Bing has ratified deals with 26 of the city’s 49 unions, one union vote is pending, and he has imposed contract conditions on three others, staffers said.
He blamed union officials, who he said have repeatedly tried to delay negotiations in court unsuccessfully, including asking a judge at one point to jail Bing for contempt. Bing said he is sensitive to the rank-and-file city employees but said the city is in a “financial crisis”.
“It’s not the rank and file,” Bing said. “The (union) leadership will still have their jobs.”
The City Council recently approved fringe benefits reductions that Bing negotiated with about 25 unions representing nearly 1,400 staffers and another 1,300 non-union workers.

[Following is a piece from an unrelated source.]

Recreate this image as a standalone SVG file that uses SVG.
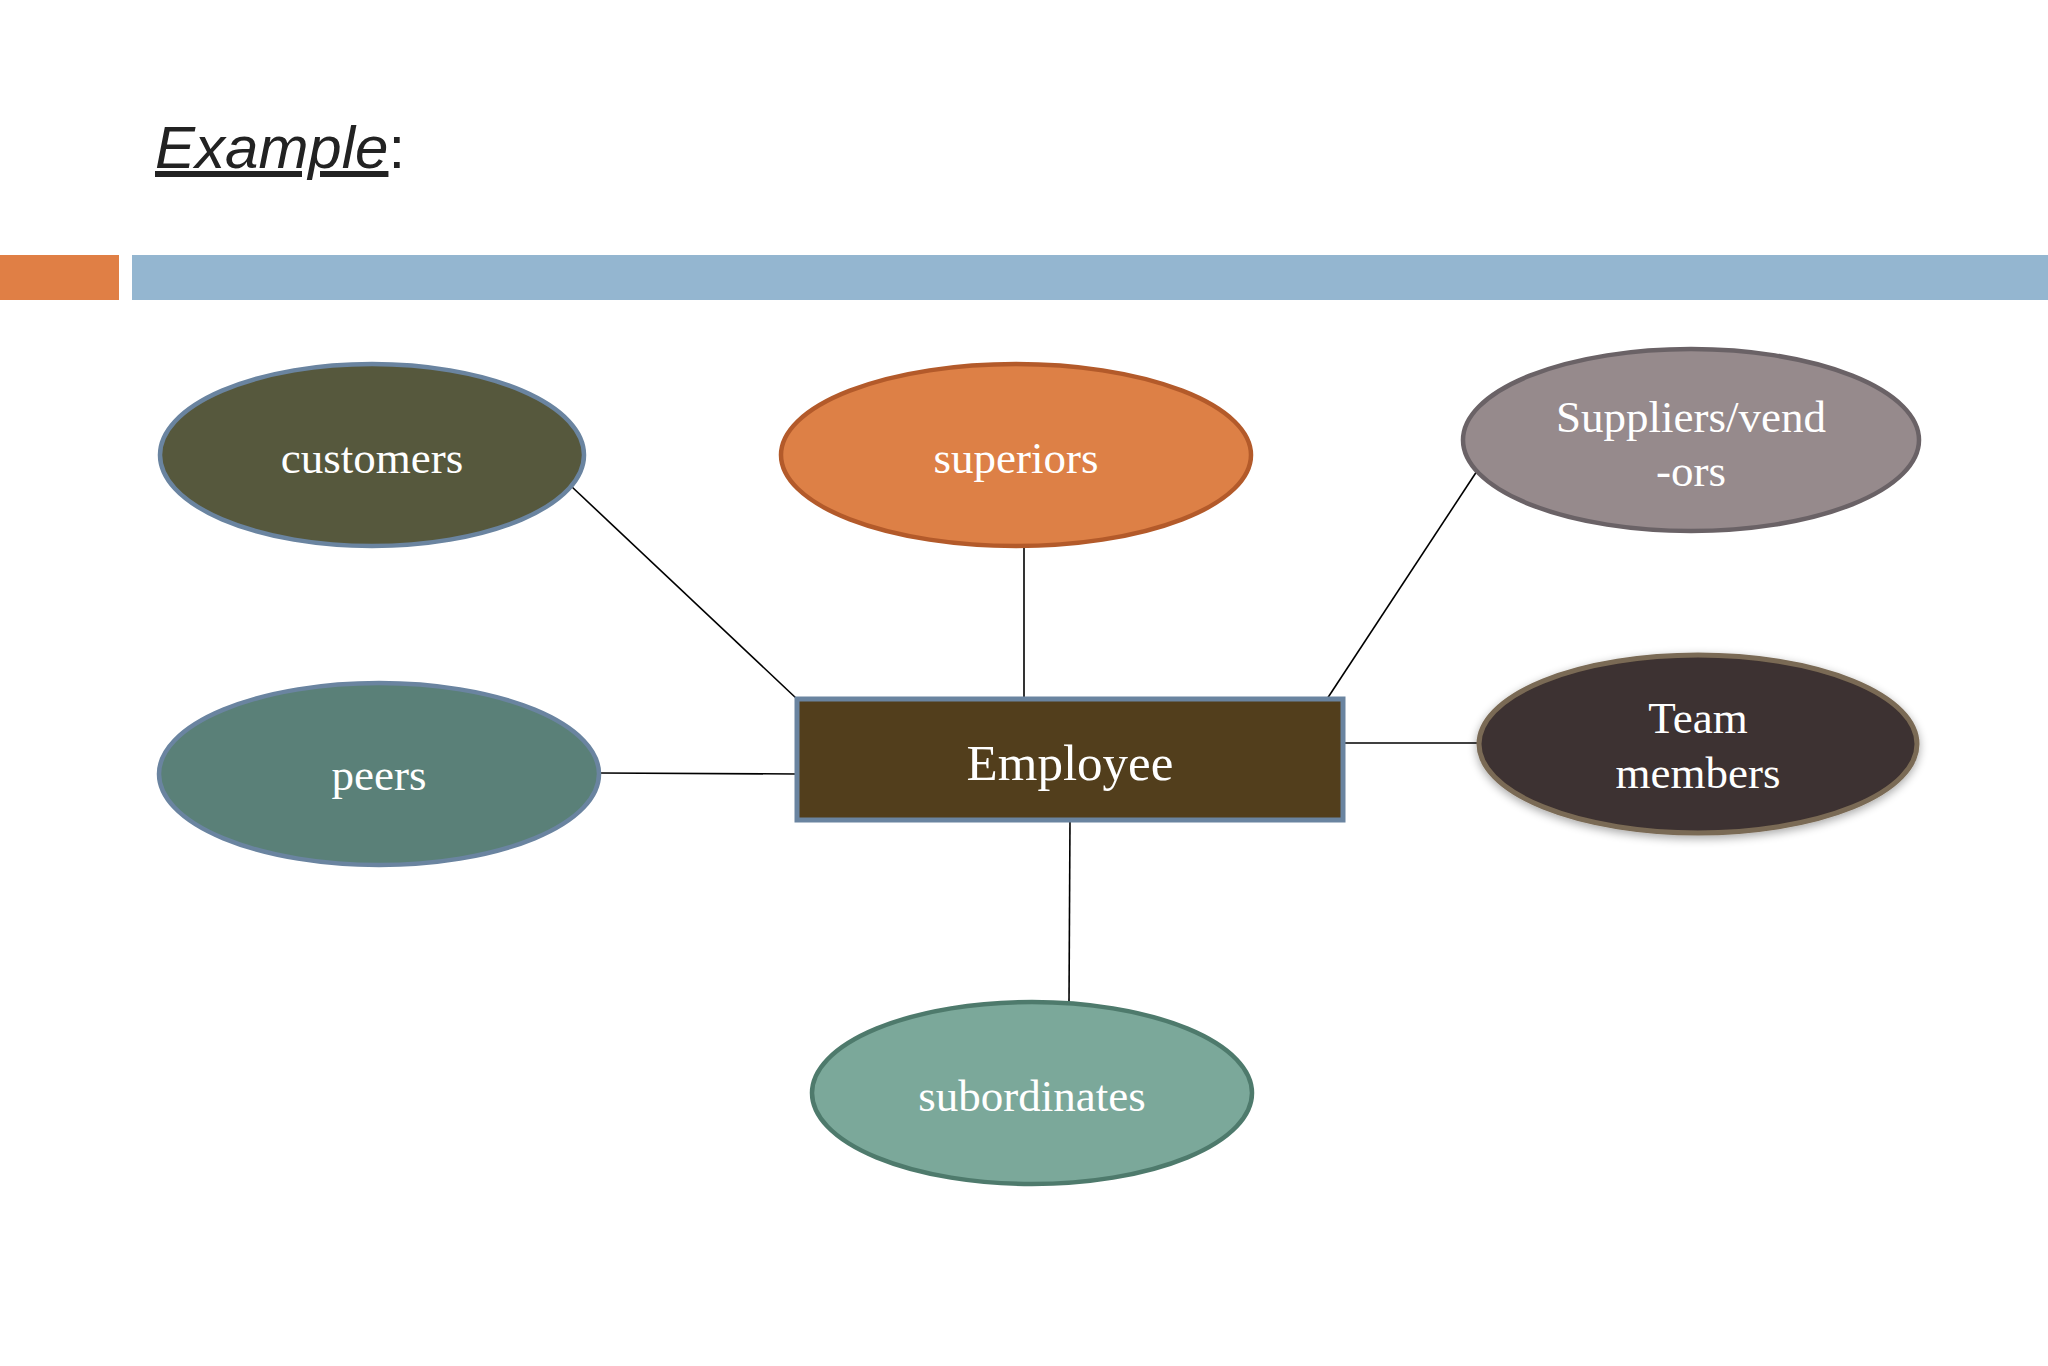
<svg xmlns="http://www.w3.org/2000/svg" width="2048" height="1366" viewBox="0 0 2048 1366">
<defs>
<style>
.lbl{font-family:"Liberation Serif","Times New Roman",serif;font-size:45px;fill:#ffffff;text-anchor:middle}
.big{font-size:51px}
.conn{stroke:#000000;stroke-width:1.6;fill:none}
.node{stroke-width:4.5}
</style>
<filter id="glow" x="-20%" y="-20%" width="140%" height="150%">
<feGaussianBlur in="SourceAlpha" stdDeviation="5"/>
<feOffset dy="3"/>
<feComponentTransfer><feFuncA type="linear" slope="0.35"/></feComponentTransfer>
<feMerge><feMergeNode/><feMergeNode in="SourceGraphic"/></feMerge>
</filter>
</defs>
<rect width="2048" height="1366" fill="#ffffff"/>
<g id="title">
<text x="155" y="168" font-family="'Liberation Sans',Arial,sans-serif" font-size="60" fill="#222222"><tspan font-style="italic" text-decoration="underline">Example</tspan>:</text>
</g>
<g id="bars">
<rect x="0" y="255" width="119" height="45" fill="#E07F45"/>
<rect x="132" y="255" width="1916" height="45" fill="#94B6D0"/>
</g>
<g id="connectors">
<line class="conn" x1="571" y1="486" x2="797" y2="699"/>
<line class="conn" x1="1024" y1="546" x2="1024" y2="699"/>
<line class="conn" x1="1477" y1="471" x2="1327" y2="699"/>
<line class="conn" x1="600" y1="773" x2="797" y2="774"/>
<line class="conn" x1="1343" y1="743" x2="1479" y2="743"/>
<line class="conn" x1="1070" y1="820" x2="1069" y2="1002"/>
</g>
<g id="customers">
<ellipse class="node" cx="372" cy="455" rx="212" ry="91" fill="#56583D" stroke="#6A84A0"/>
<text class="lbl" x="372" y="473">customers</text>
</g>
<g id="superiors">
<ellipse class="node" cx="1016" cy="455" rx="235" ry="91" fill="#DD8046" stroke="#B35A2A"/>
<text class="lbl" x="1016" y="473">superiors</text>
</g>
<g id="suppliers">
<ellipse class="node" cx="1691" cy="440" rx="228" ry="91" fill="#968A8C" stroke="#6A6266"/>
<text class="lbl" x="1691" y="432">Suppliers/vend</text>
<text class="lbl" x="1691" y="486">-ors</text>
</g>
<g id="peers">
<ellipse class="node" cx="379" cy="774" rx="220" ry="91" fill="#5A8078" stroke="#6A84A0"/>
<text class="lbl" x="379" y="790">peers</text>
</g>
<g id="employee">
<rect x="797" y="699" width="546" height="121" fill="#523E1C" stroke="#6A84A0" stroke-width="5"/>
<text class="lbl big" x="1070" y="780">Employee</text>
</g>
<g id="team">
<ellipse cx="1698" cy="744" rx="219" ry="89" fill="#3E3230" stroke="#7A6A55" stroke-width="5" filter="url(#glow)"/>
<text class="lbl" x="1698" y="733">Team</text>
<text class="lbl" x="1698" y="788">members</text>
</g>
<g id="subordinates">
<ellipse class="node" cx="1032" cy="1093" rx="220" ry="91" fill="#7BA89A" stroke="#4E7A6C"/>
<text class="lbl" x="1032" y="1111">subordinates</text>
</g>
</svg>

They include:
• Suspending tuition reimbursement until 2012 to save $520,000 a year.
• Reducing vacation and sick days for new hires, including eliminating up to six bonus vacation days if they don’t call in sick.
• Dropping coverage for fertility and impotence drugs such as Viagra to save $1.6 million a year.
• Stopping employees from being able to add adult dependents — parents or adult children — to their insurance as long as they pay the monthly premiums.
These are in addition to a 10 percent pay cut in the form of 26 furlough days.
In August, Bing vowed to lay off 1,000 workers if unions didn’t agree to new contracts. He backed down, but noted the city’s work force has fallen to 11,800 from 13,200 when he took office in May.